Another thing to observe is the change that the internet infrastructure is going through, with the rapid evolution to XML as a data representation standard.    Years ago, technical personnel felt quite comfortable using utilities such as FTP, gopher and telnet in order to access resources on the web. Those utilities provided the “user interface” to the web.  At that time, the standard was at the connectivity level, with TCP/IP as the protocol. 

With the advent of HTML, an instantiation of SGML, the standard then evolved to the presentation layer, and the standard interface to the web became web pages instead of command line utilities.

Let’s pause here for a moment… all of you are obviously familiar with HTML.  But let’s consider it’s strengths and weaknesses

HTML is really good at what it was designed to do:  Present stuff, and I use that term generally on purpose, through browsers to human beings.  HTML provides a set of simple tags that are all about presentation.  But HTML provides no information that represents the meaning of the stuff on the page behind the browser.
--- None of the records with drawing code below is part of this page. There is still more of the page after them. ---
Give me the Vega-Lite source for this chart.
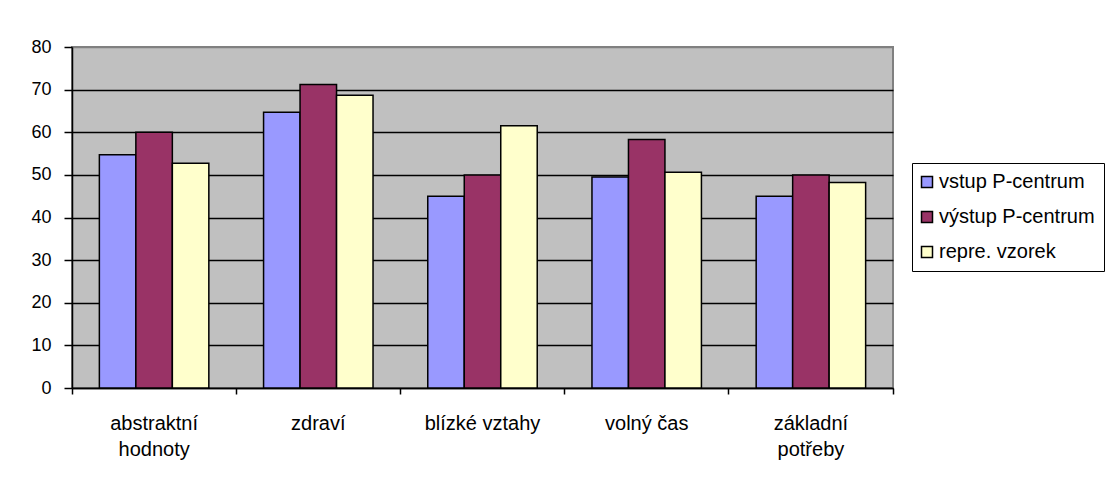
{
  "$schema": "https://vega.github.io/schema/vega-lite/v6.json",
  "width": 821,
  "height": 341,
  "autosize": {"type": "none"},
  "padding": {"left": 72, "top": 47, "right": 219, "bottom": 93},
  "background": "white",
  "data": {
    "values": [
      {"kategorie": "abstraktní hodnoty", "skupina": "vstup P-centrum", "hodnota": 54.7},
      {"kategorie": "abstraktní hodnoty", "skupina": "výstup P-centrum", "hodnota": 60.0},
      {"kategorie": "abstraktní hodnoty", "skupina": "repre. vzorek", "hodnota": 52.7},
      {"kategorie": "zdraví", "skupina": "vstup P-centrum", "hodnota": 64.7},
      {"kategorie": "zdraví", "skupina": "výstup P-centrum", "hodnota": 71.2},
      {"kategorie": "zdraví", "skupina": "repre. vzorek", "hodnota": 68.7},
      {"kategorie": "blízké vztahy", "skupina": "vstup P-centrum", "hodnota": 45.0},
      {"kategorie": "blízké vztahy", "skupina": "výstup P-centrum", "hodnota": 50.0},
      {"kategorie": "blízké vztahy", "skupina": "repre. vzorek", "hodnota": 61.5},
      {"kategorie": "volný čas", "skupina": "vstup P-centrum", "hodnota": 49.5},
      {"kategorie": "volný čas", "skupina": "výstup P-centrum", "hodnota": 58.3},
      {"kategorie": "volný čas", "skupina": "repre. vzorek", "hodnota": 50.6},
      {"kategorie": "základní potřeby", "skupina": "vstup P-centrum", "hodnota": 45.0},
      {"kategorie": "základní potřeby", "skupina": "výstup P-centrum", "hodnota": 50.0},
      {"kategorie": "základní potřeby", "skupina": "repre. vzorek", "hodnota": 48.2}
    ]
  },
  "mark": {"type": "bar", "stroke": "black", "strokeWidth": 1.5},
  "encoding": {
    "x": {
      "field": "kategorie",
      "type": "nominal",
      "sort": null,
      "scale": {"paddingInner": 0, "paddingOuter": 0},
      "axis": {
        "title": null,
        "labelAngle": 0,
        "bandPosition": 1,
        "tickExtra": true,
        "tickSize": 6,
        "tickColor": "black",
        "tickWidth": 1.5,
        "domainColor": "black",
        "domainWidth": 1.5,
        "labelFont": "Liberation Sans",
        "labelFontSize": 20,
        "labelColor": "black",
        "labelPadding": 19,
        "labelLineHeight": 26,
        "labelBaseline": "top",
        "labelExpr": "datum.label == 'blízké vztahy' || datum.label == 'volný čas' ? datum.label : split(datum.label, ' ')",
        "grid": false
      }
    },
    "xOffset": {
      "field": "skupina",
      "type": "nominal",
      "sort": ["vstup P-centrum", "výstup P-centrum", "repre. vzorek"],
      "scale": {"paddingInner": 0, "paddingOuter": 0.75}
    },
    "y": {
      "field": "hodnota",
      "type": "quantitative",
      "scale": {"domain": [0, 80], "nice": false},
      "axis": {
        "title": null,
        "values": [0, 10, 20, 30, 40, 50, 60, 70, 80],
        "tickSize": 8,
        "tickColor": "black",
        "tickWidth": 1.5,
        "domainColor": "black",
        "domainWidth": 1.5,
        "labelFont": "Liberation Sans",
        "labelFontSize": 18,
        "labelColor": "black",
        "labelPadding": 13,
        "grid": true,
        "gridColor": {"condition": {"test": "datum.value == 80", "value": "#808080"}, "value": "black"},
        "gridWidth": 1.5,
        "gridOpacity": 1
      }
    },
    "color": {
      "field": "skupina",
      "type": "nominal",
      "sort": ["vstup P-centrum", "výstup P-centrum", "repre. vzorek"],
      "scale": {
        "domain": ["vstup P-centrum", "výstup P-centrum", "repre. vzorek"],
        "range": ["#9999FF", "#993366", "#FFFFCC"]
      },
      "legend": {
        "title": null,
        "orient": "none",
        "legendX": 840,
        "legendY": 116,
        "padding": 9,
        "strokeColor": "black",
        "fillColor": "white",
        "symbolType": "square",
        "symbolSize": 121,
        "symbolOffset": -4,
        "symbolStrokeColor": "black",
        "symbolStrokeWidth": 1.5,
        "symbolOpacity": 1,
        "labelFont": "Liberation Sans",
        "labelFontSize": 20,
        "labelColor": "black",
        "labelOffset": 2,
        "labelLimit": 300,
        "rowPadding": 15
      }
    }
  },
  "config": {
    "view": {"fill": "#C0C0C0", "stroke": "#808080", "strokeWidth": 2}
  }
}
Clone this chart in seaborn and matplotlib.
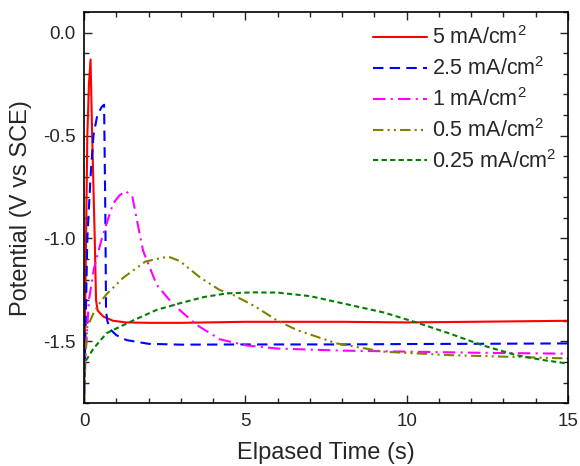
import numpy as np
import pandas as pd
import matplotlib
matplotlib.use("Agg")
import matplotlib.pyplot as plt
from matplotlib.ticker import MultipleLocator
import seaborn as sns

# ---- data ----
labels = ["5 mA/cm$^2$", "2.5 mA/cm$^2$", "1 mA/cm$^2$", "0.5 mA/cm$^2$", "0.25 mA/cm$^2$"]

red_t = [0, 0.03, 0.06, 0.1, 0.15, 0.2, 0.25, 0.33, 0.37, 0.42, 0.6, 0.9, 1.3, 2, 3, 5, 8, 10, 12, 15]
red_v = [-1.7, -1.4, -1.0, -0.5, -0.25, -0.13, -0.5, -1.0, -1.3, -1.35, -1.38, -1.40, -1.408, -1.41,
         -1.41, -1.405, -1.405, -1.408, -1.405, -1.40]

blue_t = [0, 0.05, 0.1, 0.2, 0.29, 0.41, 0.55, 0.62, 0.66, 0.68, 0.72, 0.8, 1.0, 1.32, 2.0, 3, 5, 8,
          10, 12, 15]
blue_v = [-1.75, -1.4, -1.0, -0.7, -0.5, -0.4, -0.36, -0.35, -0.9, -1.35, -1.4, -1.44, -1.47, -1.494,
          -1.512, -1.516, -1.515, -1.515, -1.513, -1.512, -1.51]

mag_t = [0, 0.05, 0.15, 0.3, 0.55, 0.9, 1.1, 1.3, 1.5, 1.65, 1.83, 2.25, 2.76, 3.49, 4.21, 5.04, 6, 7,
         8, 10, 12, 15]
mag_v = [-1.78, -1.55, -1.3, -1.15, -1.0, -0.83, -0.79, -0.77, -0.8, -0.92, -1.06, -1.225, -1.32, -1.42,
         -1.49, -1.52, -1.535, -1.54, -1.545, -1.55, -1.555, -1.56]

olive_t = [0, 0.03, 0.1, 0.3, 0.5, 0.7, 1.22, 1.9, 2.61, 2.97, 3.6, 4.2, 4.63, 5.3, 6.0, 6.6, 7.83,
           9.27, 11.34, 13.4, 15]
olive_v = [-1.8, -1.6, -1.43, -1.36, -1.31, -1.27, -1.19, -1.112, -1.088, -1.11, -1.19, -1.25, -1.275,
           -1.33, -1.4, -1.445, -1.51, -1.55, -1.567, -1.576, -1.583]

green_t = [0, 0.03, 0.29, 0.7, 1.43, 2.25, 2.97, 3.7, 4.42, 5.2, 6.0, 7, 8.24, 9.3, 10.3, 11.3, 12.37,
           13.4, 14.2, 15]
green_v = [-1.8, -1.6, -1.535, -1.46, -1.405, -1.347, -1.315, -1.285, -1.267, -1.262, -1.263, -1.28,
           -1.323, -1.36, -1.408, -1.46, -1.52, -1.567, -1.59, -1.608]

colors = ["#ff0000", "#0000ff", "#ff00ff", "#808000", "#008000"]
styles = ["-", (0, (5, 3)), (0, (6, 2.5, 1, 2.5)), (0, (5, 2, 1, 2, 1, 2)), (0, (2.5, 1.6))]

series = [(red_t, red_v), (blue_t, blue_v), (mag_t, mag_v), (olive_t, olive_v), (green_t, green_v)]

sns.set_style("ticks")
plt.rcParams["font.family"] = ["Liberation Sans", "DejaVu Sans"]
plt.rcParams["mathtext.default"] = "regular"
plt.rcParams["axes.unicode_minus"] = False

fig = plt.figure(figsize=(5.8, 4.66), dpi=100)
ax = fig.add_axes([0.145, 0.135, 0.834, 0.839])

for (t, v), lab, c, ls in zip(series, labels, colors, styles):
    df = pd.DataFrame({"t": t, "v": v})
    sns.lineplot(data=df, x="t", y="v", ax=ax, color=c, linestyle=ls, linewidth=1.5,
                 label=lab, estimator=None, sort=True)

ax.set_xlim(0, 15)
ax.set_ylim(-1.8, 0.1)
ax.xaxis.set_major_locator(MultipleLocator(5))
ax.xaxis.set_minor_locator(MultipleLocator(1))
ax.yaxis.set_major_locator(MultipleLocator(0.5))
ax.yaxis.set_minor_locator(MultipleLocator(0.1))
ax.yaxis.set_major_formatter(matplotlib.ticker.FormatStrFormatter("%.1f"))
ax.tick_params(which="both", direction="in", top=True, right=True, labelsize=13.5, width=1)
ax.tick_params(which="major", length=6)
ax.tick_params(which="minor", length=3.5)
ax.tick_params(axis="x", which="major", pad=7)
ax.tick_params(axis="y", which="major", pad=6)
for s in ax.spines.values():
    s.set_linewidth(1.2)
    s.set_color("black")

ax.set_xlabel("Elpased Time (s)", fontsize=17, labelpad=9)
ax.set_ylabel("Potential (V vs SCE)", fontsize=17, labelpad=8)

leg = ax.legend(loc="upper right", frameon=False, fontsize=15.5, handlelength=2.5,
                labelspacing=0.37, handletextpad=0.25, borderaxespad=0.0,
                bbox_to_anchor=(0.995, 0.985))

fig.savefig("out.png", dpi=100)
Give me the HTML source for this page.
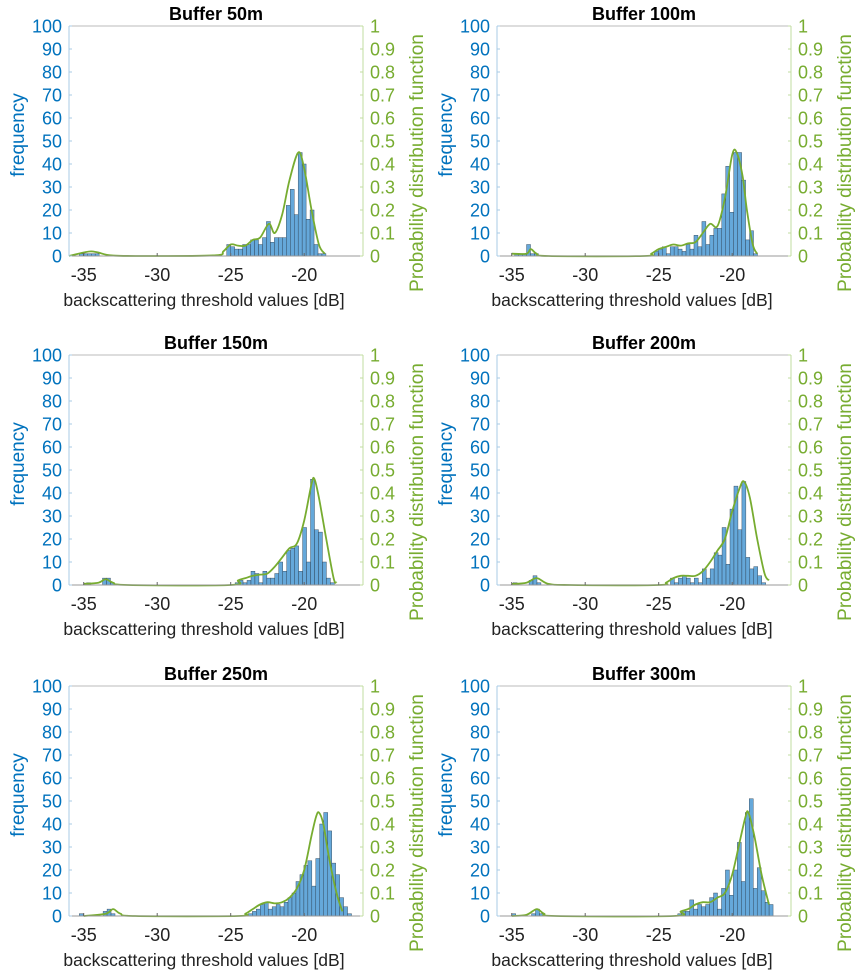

For example, let’s say that I want to take a vacation to the Caribbean.  I want to know where the weather is best.  So I can browse weatherchannel.com, and go to the page for Grand Bahama Island, where I see a sun with a smiley face on it, with an “87” in the middle.  So it’s obvious to me as a human being that it is going to be 87 degrees, sunny and clear there.   Now I can browse to other pages, look at each page, and then conclude that the weather will be best in the Bahamas.  But what is behind that Grand Bahama page?   Well, somewhere in the middle of the text, there is an “87,” surrounded by <b> tags, which mean “bold.”  Further, there is a file reference to “sun_happy.gif,” which is the sun with the smiley face.   So when I look at that page, I understand what it means.  But what if I wanted a simple utility to go out to each page in the Caribbean, find the temperature info for each location, sort, then tell me where it would be warmest?  It wouldn’t be possible, because there is no concept of “temperature” in that data.  The 87 is meaningless.  It’s just two digits that only have meaning when “consumed” by a human being.

So, HTML is really good at presenting stuff (text, data, pictures) through a browser to a human being.  But it’s awful at everything else since there is no meaning behind the information on the page.

Which is why XML exists.  XML allows people to define their own tags, with their own tag names, in order to define a data structure for something that is meaningful to them.  So for Boeing, they might want to use XML to describe the characteristics of a plane or the parts of planes.  Marriott may want to use XML to describe hotel rooms and resort properties, and Fred’s Taco Stand may use it to describe tacos and the ingredients therein.   The point is, XML can be used to describe anything, but it’s all about the data, not about the presentation. 

This leads us to the more interesting and rapid evolution to the next phase of the internet… a phase where the standard becomes the ability to access resources in a standard programmatic way by sending and receiving messages in standard formats over HTTP.   Those messages are represented in XML, and changes the way that people will interact with the web, allowing the ability to “program” the web in addition to browsing the web.